Question

When the bob of a pendulum is at the mean position (minimum displacement) of its motion, its total energy is
(A) All potential
(B) Zero
(C) All kinetic
(D) Partly kinetic partly potential

Answer 1

Hint : To solve this question, we have to use the conservation of the total mechanical energy of the bob of the pendulum. For this we have to consider the potential energy and the kinetic energy of the bob at an arbitrary point of the vertical circle along which it moves.

Formula used: The formulae used to solve this question is given by
 $ K = \dfrac{1}{2}m{v^2} $ , here $ K $ is the kinetic energy of a body of mass $ m $ moving with velocity $ v $ .
 $ U = mgh $ , here $ U $ is the potential energy of a body of mass $ m $ situated at a height $ h $ above the reference point.

Complete step by step answer
The bob of a pendulum, while performing oscillations, moves along a part of the vertical circle. Let us consider the bob of a pendulum at an arbitrary point located at a height of $ h $ above the mean position, as shown below.

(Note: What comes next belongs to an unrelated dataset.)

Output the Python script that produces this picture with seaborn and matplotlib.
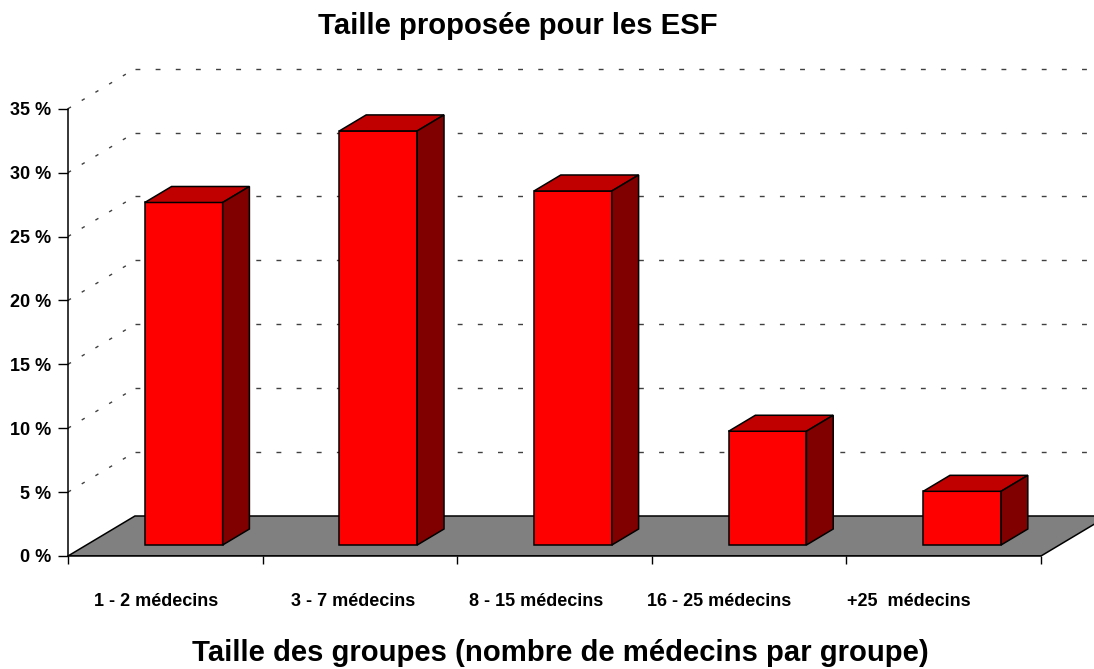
import seaborn as sns
import matplotlib.pyplot as plt
from matplotlib.patches import Polygon
from matplotlib.transforms import ScaledTranslation

# data
categories = ["1 - 2 médecins", "3 - 7 médecins", "8 - 15 médecins",
              "16 - 25 médecins", "+25  médecins"]
values = [26.8, 32.4, 27.7, 8.9, 4.2]
yticks = [0, 5, 10, 15, 20, 25, 30, 35]
ytick_labels = [f"{v} %" for v in yticks]
# the original nudges category labels left a little (pixels)
label_shift_px = [-9, -7, -18, -30, -35]

sns.set_style("white")
plt.rcParams["font.family"] = ["Liberation Sans", "DejaVu Sans"]
plt.rcParams["font.weight"] = "bold"
for k in ["text.color", "axes.labelcolor", "xtick.color", "ytick.color"]:
    plt.rcParams[k] = "black"

fig = plt.figure(figsize=(10.94, 6.69), dpi=100)
ax = fig.add_axes([68 / 1094, (669 - 556) / 669, (1094 - 68) / 1094, (556 - 55) / 669])

# fake 3d: depth offset of the back wall, in data units
DX, DY = 0.344, 3.13
F0, FD = 0.275, 0.4  # bar front depth, bar thickness (fractions of depth)

sns.barplot(x=categories, y=values, width=0.4, color="#FF0000", saturation=1,
            edgecolor="black", linewidth=1.1, ax=ax, zorder=3)

ax.set_xlim(-0.5, -0.5 + 1026 / 194.6)
ax.set_ylim(0, 501 / 12.78)

# floor
floor = Polygon([(-0.5, 0), (4.5, 0), (4.5 + DX, DY), (-0.5 + DX, DY)],
                facecolor="#808080", edgecolor="black", lw=1.1, zorder=1)
ax.add_patch(floor)

# back wall gridlines + left wall diagonals
xmax = ax.get_xlim()[1]
for v in yticks[1:]:
    ax.plot([-0.5 + DX, xmax], [v + DY, v + DY], color="#404040", lw=1,
            ls=(0, (3.5, 11)), zorder=0.5)
    ax.plot([-0.5, -0.5 + DX], [v, v + DY], color="#404040", lw=1,
            ls=(0, (2.5, 9)), zorder=0.5)

# shift front faces back a bit and add top/side faces
for p in list(ax.patches):
    if p is floor:
        continue
    h = p.get_height()
    p.set_x(p.get_x() + F0 * DX)
    p.set_y(F0 * DY)
    x0, x1 = p.get_x(), p.get_x() + p.get_width()
    y0, y1 = F0 * DY, F0 * DY + h
    dx, dy = FD * DX, FD * DY
    top = Polygon([(x0, y1), (x1, y1), (x1 + dx, y1 + dy), (x0 + dx, y1 + dy)],
                  facecolor="#C00000", edgecolor="black", lw=1.1, zorder=3)
    side = Polygon([(x1, y0), (x1 + dx, y0 + dy), (x1 + dx, y1 + dy), (x1, y1)],
                   facecolor="#800000", edgecolor="black", lw=1.1, zorder=3)
    ax.add_patch(top)
    ax.add_patch(side)

# axes
sns.despine(ax=ax, top=True, right=True)
ax.spines["left"].set_bounds(0, 35)
ax.spines["bottom"].set_bounds(-0.5, 4.5)
for s in ["left", "bottom"]:
    ax.spines[s].set_color("black")
    ax.spines[s].set_linewidth(1.1)
    ax.spines[s].set_zorder(2)

ax.set_yticks(yticks, labels=ytick_labels)
ax.tick_params(axis="y", length=7.5, width=1, color="black", pad=4.8,
               labelsize=13, left=True)
ax.set_xticks([-0.5, 0.5, 1.5, 2.5, 3.5, 4.5], labels=[""] * 6)
ax.set_xticks(range(len(categories)), labels=categories, minor=True)
ax.tick_params(axis="x", which="major", length=6, width=1, color="black", bottom=True)
ax.tick_params(axis="x", which="minor", length=0, pad=27, labelsize=13)
for lbl, sh in zip(ax.get_xticklabels(minor=True), label_shift_px):
    lbl.set_transform(lbl.get_transform() + ScaledTranslation(sh / 100, 0, fig.dpi_scale_trans))
ax.set_xlabel("")
ax.set_ylabel("")

fig.text(517.5 / 1094, 1 - 34 / 669, "Taille proposée pour les ESF",
         ha="center", va="baseline", fontsize=21.1, fontweight="bold")
fig.text(560 / 1094, 1 - 661 / 669, "Taille des groupes (nombre de médecins par groupe)",
         ha="center", va="baseline", fontsize=21.1, fontweight="bold")

fig.savefig("out.png", dpi=100)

Let the velocity of the bob at this position be $ v $ . So the total mechanical energy of the bob at this position is equal to the sum of the kinetic energy and the potential energy. The kinetic energy is given by
 $ K = \dfrac{1}{2}m{v^2} $ …………………………...(i)
Also, the potential energy is
 $ U = mgh $ …………………………...(ii)
So the total mechanical energy of the bob is
 $ E = K + U $
From (i) and (ii)
 $ E = \dfrac{1}{2}m{v^2} + mgh $…………………………...(iii)
We know that the force of gravity is a conservative force, in the influence of which the bob is moving. Therefore the total mechanical energy of the bob remains conserved at each point of the vertical circle.
As the height is being measured from the mean position, so at the mean position the height $ h = 0 $ . Substituting this in (iii) we have
 $ E = \dfrac{1}{2}m{v^2} + mg\left( 0 \right) $
 $ \Rightarrow E = \dfrac{1}{2}m{v^2} $
As we can see from the above expression of the total energy of the bob that it is all kinetic.
Hence, the correct answer is option C.

Note
We may argue that along with the force of gravity, the bob is also acted upon by the force of tension. But this force acts along the string of the pendulum, which is in the radial direction and therefore is perpendicular to the motion of the bob. Hence, it cannot do any work on the bob to change its mechanical energy. That’s why we have not taken it into consideration.